Biri bitiyor, biri başlıyor.
"Ne istiyoruz? Özgürlük. Ne zaman? Hemen şimdi."
Necmettin'e destek için sanatçı arkadaşlar geliyor. Menderes Samancılar, Yüksel Arıcı, Yelda Reynaud Kaymakçı.

Yaşamla buluşabilir mi?

Necmettin kürsüden konuşmaya başlıyor. "Çetesiz Meclis.. Kansız toprak.. Savaşsız ülke.."
Not tutarken düşünüyorum. Ne güzel sözler bunlar, acaba yaşamla buluşabilir mi?
"Baharı çiçeklerle sulayacağız yağmur dinlensin diye."

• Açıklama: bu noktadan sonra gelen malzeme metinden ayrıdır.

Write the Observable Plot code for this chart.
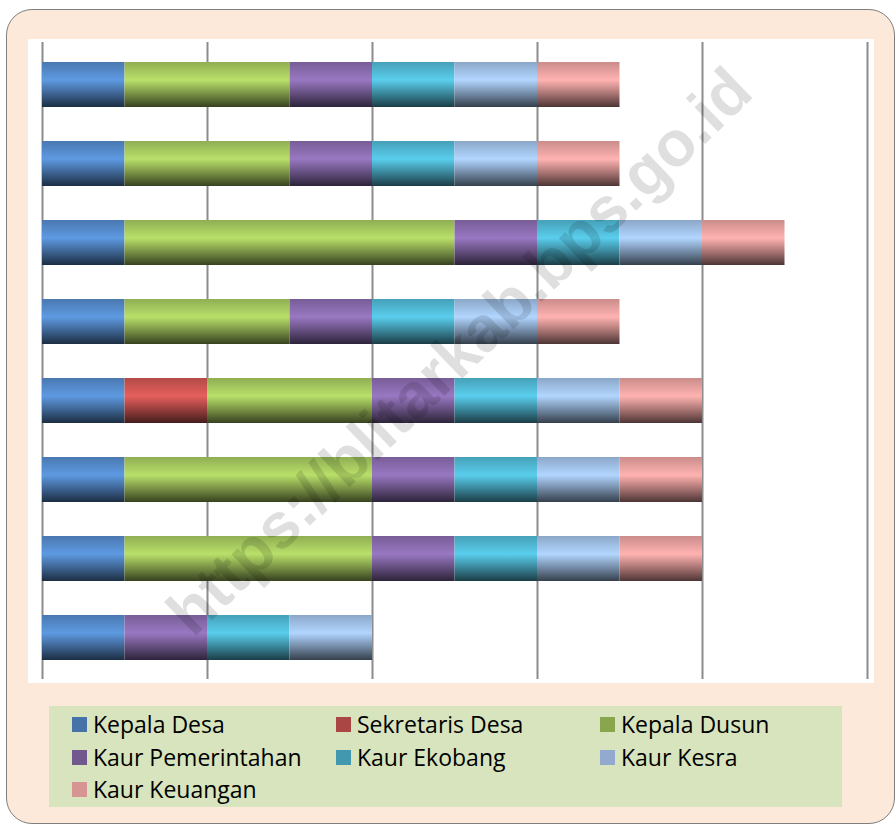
<!DOCTYPE html>
<html>
<head>
<meta charset="utf-8">
<script src="https://cdn.jsdelivr.net/npm/d3@7"></script>
<script src="https://cdn.jsdelivr.net/npm/@observablehq/plot@0.6"></script>
<style>
  body { margin: 0; background: #ffffff; }
  #frame { position: absolute; left: 6px; top: 9px; width: 889px; height: 815px; box-sizing: border-box;
           border: 1.5px solid #7f7f7f; border-radius: 26px; background: #fde9d9; }
  #plot { position: absolute; left: 28px; top: 39px; background: #ffffff; line-height: 0; }
  #legend { position: absolute; left: 49px; top: 706px; width: 793px; height: 101px; background: #d7e4bd;
            font-family: "Open Sans", sans-serif; font-size: 23px; color: #000000; }
  .item { position: absolute; display: flex; align-items: center; white-space: nowrap; height: 30px; line-height: 30px; }
  .sw { width: 15px; height: 15px; margin-right: 6px; flex: none; }
  #wm { position: absolute; left: 459px; top: 351px; transform: translate(-50%, -50%) rotate(-44deg);
        font-family: "Liberation Sans", Arial, sans-serif; font-weight: bold; font-size: 64px;
        color: rgba(0, 0, 0, 0.125); white-space: nowrap; pointer-events: none; }
</style>
</head>
<body>
<div id="frame"></div>
<div id="plot"></div>
<div id="legend"></div>
<div id="wm">https://blitarkab.bps.go.id</div>
<script>
// ---- data ----
const rows = ["Desa 1", "Desa 2", "Desa 3", "Desa 4", "Desa 5", "Desa 6", "Desa 7", "Desa 8"];
const series = ["Kepala Desa", "Sekretaris Desa", "Kepala Dusun", "Kaur Pemerintahan", "Kaur Ekobang", "Kaur Kesra", "Kaur Keuangan"];
const kepalaDesa       = [1, 1, 1, 1, 1, 1, 1, 1];
const sekretarisDesa   = [0, 0, 0, 0, 1, 0, 0, 0];
const kepalaDusun      = [2, 2, 4, 2, 2, 3, 3, 0];
const kaurPemerintahan = [1, 1, 1, 1, 1, 1, 1, 1];
const kaurEkobang      = [1, 1, 1, 1, 1, 1, 1, 1];
const kaurKesra        = [1, 1, 1, 1, 1, 1, 1, 1];
const kaurKeuangan     = [1, 1, 1, 1, 1, 1, 1, 0];
const xTicks = [0, 2, 4, 6, 8, 10];

// ---- styles ----
const barColors    = ["#4f81bd", "#c0504d", "#9bbb59", "#8064a2", "#4bacc6", "#95b3d7", "#d99694"];
const legendColors = ["#4572a7", "#aa4643", "#89a54e", "#71588f", "#4198af", "#93a9cf", "#d69593"];

const values = [kepalaDesa, sekretarisDesa, kepalaDusun, kaurPemerintahan, kaurEkobang, kaurKesra, kaurKeuangan];
const data = [];
rows.forEach((row, i) => {
  series.forEach((s, j) => {
    const v = values[j][i];
    if (v > 0) data.push({row, series: s, value: v});
  });
});

const gradIds = series.map((s, j) => "grad" + j);

const chart = Plot.plot({
  width: 846,
  height: 644,
  marginLeft: 14,
  marginRight: 7,
  marginTop: 3,
  marginBottom: 4,
  x: {domain: [0, 10], axis: null},
  y: {domain: rows, axis: null, paddingInner: 0.435, paddingOuter: 0.2175},
  color: {domain: series, range: gradIds.map(id => `url(#${id})`)},
  marks: [
    Plot.ruleX(xTicks, {stroke: "#8c8c8c", strokeWidth: 2}),
    Plot.barX(data, {y: "row", x: "value", fill: "series"})
  ]
});

// gradients (glossy Office-like shading)
const defs = d3.select(chart).insert("defs", ":first-child");
barColors.forEach((c, j) => {
  const base = d3.color(c);
  const g = defs.append("linearGradient").attr("id", gradIds[j])
    .attr("x1", 0).attr("y1", 0).attr("x2", 0).attr("y2", 1);
  const stops = [
    [0, base.darker(0.2)],
    [0.4, base.brighter(0.5)],
    [0.7, base.darker(0.7)],
    [1, base.darker(2.9)]
  ];
  stops.forEach(([o, col]) => g.append("stop").attr("offset", o).attr("stop-color", col.formatHex()));
});

document.getElementById("plot").appendChild(chart);

// ---- legend ----
const legend = document.getElementById("legend");
const colX = [23, 287, 551];
const rowTop = [3, 36, 68];
series.forEach((s, j) => {
  const item = document.createElement("div");
  item.className = "item";
  item.style.left = colX[j % 3] + "px";
  item.style.top = rowTop[Math.floor(j / 3)] + "px";
  const sw = document.createElement("span");
  sw.className = "sw";
  sw.style.background = legendColors[j];
  const label = document.createElement("span");
  label.textContent = s;
  item.appendChild(sw);
  item.appendChild(label);
  legend.appendChild(item);
});
</script>
</body>
</html>
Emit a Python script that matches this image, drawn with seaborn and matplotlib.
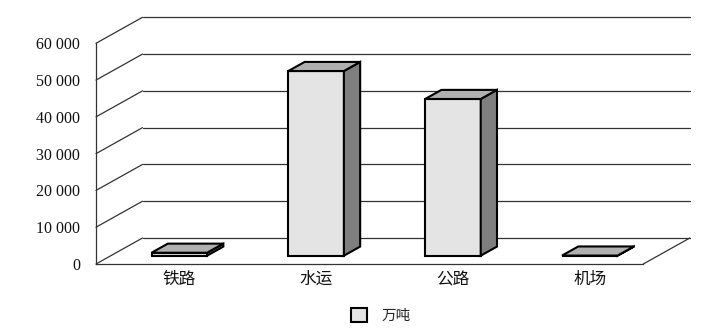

Kimbilir bir büyük umut belki de...
Saat 21.30'da görevli arkadaşa Ufuk Uras'ı soruyorum. "Dilovası'nda, birazdan burada olur" diyor. Arif Sağ'ın oğlu Tolga Sağ sahnede çok sevdiğim bir türküyü seslendiriyor.
"Derdim çoktur hangisine yanayım."
Saat 22.00, Ufuk Uras yok.
Bulutsuzluk Özlemi "Yaşamaya Mecbursun" parçasını seslendiriyor. Saat 22.30, Ufuk Uras'tan haber geliyor. Kocaeli'ni geçmiş, Sapanca'dan arıyor. Spor salonunda Ufuk Uras'ı üçbin kişi bekliyor. Polis izni 23.00'e kadar, salon boşaltılıyor. Ufuk Uras geliyor. Bizlerden ve partililerden özür diliyor.
İstanbul'a dönüyoruz. Necmettin'in "Baharı çiçeklerle sulayacağız yağmur dinlensin diye" diyen umut dolu sözlerini anımsıyorum. Kocaeli toplantısına yetişemeyen Ufuk Uras'ın Ankara'nın yolunu tuttuğunu hayal ediyorum.